Article | Last updated: 06/11/2018 | Ministry of Finance
The market value of the GPFG equalled 8,251billion Norwegian kroner at the end of 2018. Investments in equities, fixed-income and unlisted real estate corresponded to about 5,500 billion, 2,550 billion and 220 billion kroner, respectively, equivalent to a proportion of Fund assets of 66.3 percent, 30.7 percent and 3.0 percent.
GPFG Market Value Development May 1996 – 31 December 2018
NOK billion (lha) and per cent of GDP Mainland Norway (rha)
Sources: Norges Bank, Thomson Reuters Datastream and the Ministry of Finance
In 2018, the market value of the GPFG was reduced by 232 billion kroner. The nominal return over the period accounted for minus 485 billion kroner, whilst changes in the Norwegian krone exchange rate entailed, when taken in isolation, an increase in the value of the Fund of about 224 billion kroner. In 2018, the state’s cash flows from the petroleum activites were 259 billion kroner. The non-oil deficit was 225 billion kroner in 2018.
Market value development since inception
Sources: Norges Bank and Ministry of Finance
At the end of 2018, aggregate net cash flow from petroleum activities since inception amounted to 5,327 billion Norwegian kroner, whilst the aggregate non-oil deficit corresponded to 1,962 billion kroner. Total gross return (before the deduction of asset management costs) equalled 3,666 billion kroner, cf. graph above.

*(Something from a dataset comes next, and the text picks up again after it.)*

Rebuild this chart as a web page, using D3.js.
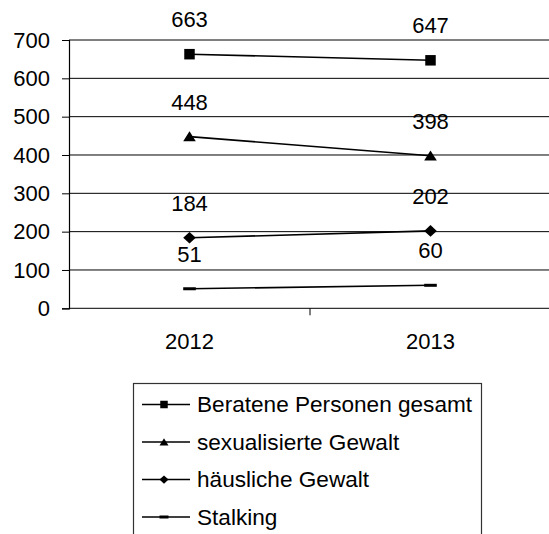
<!DOCTYPE html>
<html>
<head>
<meta charset="utf-8">
<script src="https://cdn.jsdelivr.net/npm/d3@7"></script>
<style>
  html, body { margin: 0; padding: 0; background: #fff; }
  svg { display: block; font-family: "Liberation Sans", Arial, sans-serif; }
</style>
</head>
<body>
<svg id="chart" width="549" height="534"></svg>
<script>
// Jahre
const years = ["2012", "2013"];

// Beratungszahlen je Bereich
const beratenePersonen = [663, 647];
const sexualisierteGewalt = [448, 398];
const haeuslicheGewalt = [184, 202];
const stalking = [51, 60];

const seriesNames = ["Beratene Personen gesamt", "sexualisierte Gewalt", "häusliche Gewalt", "Stalking"];
const seriesMarkers = ["square", "triangle", "diamond", "dash"];

const yTicks = [0, 100, 200, 300, 400, 500, 600, 700];

const series = [beratenePersonen, sexualisierteGewalt, haeuslicheGewalt, stalking].map((values, i) => ({
  name: seriesNames[i],
  marker: seriesMarkers[i],
  values: values.map((v, j) => ({ year: years[j], value: v }))
}));

const svg = d3.select("#chart");
const plot = { left: 69, right: 551, top: 40, bottom: 308.3 };
const fontSize = "22px";

const x = d3.scaleBand().domain(years).range([plot.left, plot.right]);
const y = d3.scaleLinear().domain([0, 700]).range([plot.bottom, plot.top]);
const cx = d => x(d) + x.bandwidth() / 2;

// Horizontale Gitternetzlinien
svg.append("g")
  .selectAll("line")
  .data(yTicks)
  .join("line")
  .attr("x1", plot.left)
  .attr("x2", 549)
  .attr("y1", d => y(d))
  .attr("y2", d => y(d))
  .attr("stroke", "#000")
  .attr("stroke-width", 1);

// Y-Achse
const yAxis = svg.append("g")
  .attr("transform", `translate(${plot.left},0)`)
  .call(d3.axisLeft(y).tickValues(yTicks).tickSize(7).tickPadding(12));
yAxis.select(".domain").attr("stroke", "#000").attr("stroke-width", 1.2);
yAxis.selectAll(".tick line").attr("stroke", "#000");
yAxis.selectAll(".tick text")
  .attr("fill", "#000")
  .style("font-size", fontSize)
  .style("font-family", "Liberation Sans, Arial, sans-serif");

// X-Achse
const xAxis = svg.append("g")
  .attr("transform", `translate(0,${plot.bottom})`)
  .call(d3.axisBottom(x).tickSize(0));
xAxis.select(".domain").remove();
xAxis.selectAll(".tick text")
  .attr("y", 41)
  .attr("dy", 0)
  .attr("fill", "#000")
  .style("font-size", fontSize)
  .style("font-family", "Liberation Sans, Arial, sans-serif");

// Teilstriche zwischen den Kategorien
svg.append("g")
  .selectAll("line")
  .data(years)
  .join("line")
  .attr("x1", d => x(d) + x.bandwidth())
  .attr("x2", d => x(d) + x.bandwidth())
  .attr("y1", plot.bottom)
  .attr("y2", plot.bottom + 7)
  .attr("stroke", "#000");

// Markerformen
function markerPath(type, s) {
  switch (type) {
    case "square":
      return `M${-s / 2},${-s / 2}h${s}v${s}h${-s}Z`;
    case "triangle":
      return `M0,${-s * 0.5}L${s * 0.6},${s * 0.45}L${-s * 0.6},${s * 0.45}Z`;
    case "diamond":
      return `M0,${-s * 0.55}L${s * 0.6},0L0,${s * 0.55}L${-s * 0.6},0Z`;
    case "dash":
      return `M${-s * 0.6},${-1.5}h${s * 1.2}v3h${-s * 1.2}Z`;
  }
}

const line = d3.line().x(d => cx(d.year)).y(d => y(d.value));

const g = svg.append("g")
  .selectAll("g")
  .data(series)
  .join("g");

g.append("path")
  .attr("d", d => line(d.values))
  .attr("fill", "none")
  .attr("stroke", "#000")
  .attr("stroke-width", 1.6);

g.selectAll("path.marker")
  .data(d => d.values.map(v => ({ ...v, marker: d.marker })))
  .join("path")
  .attr("class", "marker")
  .attr("transform", d => `translate(${cx(d.year)},${y(d.value)})`)
  .attr("d", d => markerPath(d.marker, 10.5))
  .attr("fill", "#000");

// Datenbeschriftungen
g.selectAll("text")
  .data(d => d.values)
  .join("text")
  .attr("x", d => cx(d.year))
  .attr("y", d => y(d.value) - 27)
  .attr("text-anchor", "middle")
  .attr("fill", "#000")
  .style("font-size", fontSize)
  .text(d => d.value);

// Legende
const legend = svg.append("g");
legend.append("rect")
  .attr("x", 133.5)
  .attr("y", 383.5)
  .attr("width", 348)
  .attr("height", 170)
  .attr("fill", "#fff")
  .attr("stroke", "#333")
  .attr("stroke-width", 1.2);

const items = legend.selectAll("g.item")
  .data(series)
  .join("g")
  .attr("class", "item")
  .attr("transform", (d, i) => `translate(0,${404.5 + i * 37.5})`);

items.append("line")
  .attr("x1", 142).attr("x2", 190)
  .attr("y1", 0).attr("y2", 0)
  .attr("stroke", "#000")
  .attr("stroke-width", 1.6);

items.append("path")
  .attr("transform", "translate(164,0)")
  .attr("d", d => markerPath(d.marker, 7.5))
  .attr("fill", "#000");

items.append("text")
  .attr("x", 197)
  .attr("y", 0)
  .attr("dy", "0.35em")
  .attr("fill", "#000")
  .style("font-size", "22.6px")
  .text(d => d.name);
</script>
</body>
</html>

Because the Fund is invested in other currencies than Norwegian kroner, its value measured in kroner is influenced by exchange rate fluctuations. The Norwegian krone has depreciated relative to the currency basket of the Fund over the said period, resulting in an increase in the market value in kroner of 1,263 billion. Changes in the Norwegian kroner exchange rate do not impact the development in the international purchasing power of the Fund. One must be prepared for exchange rates to fluctuate over time.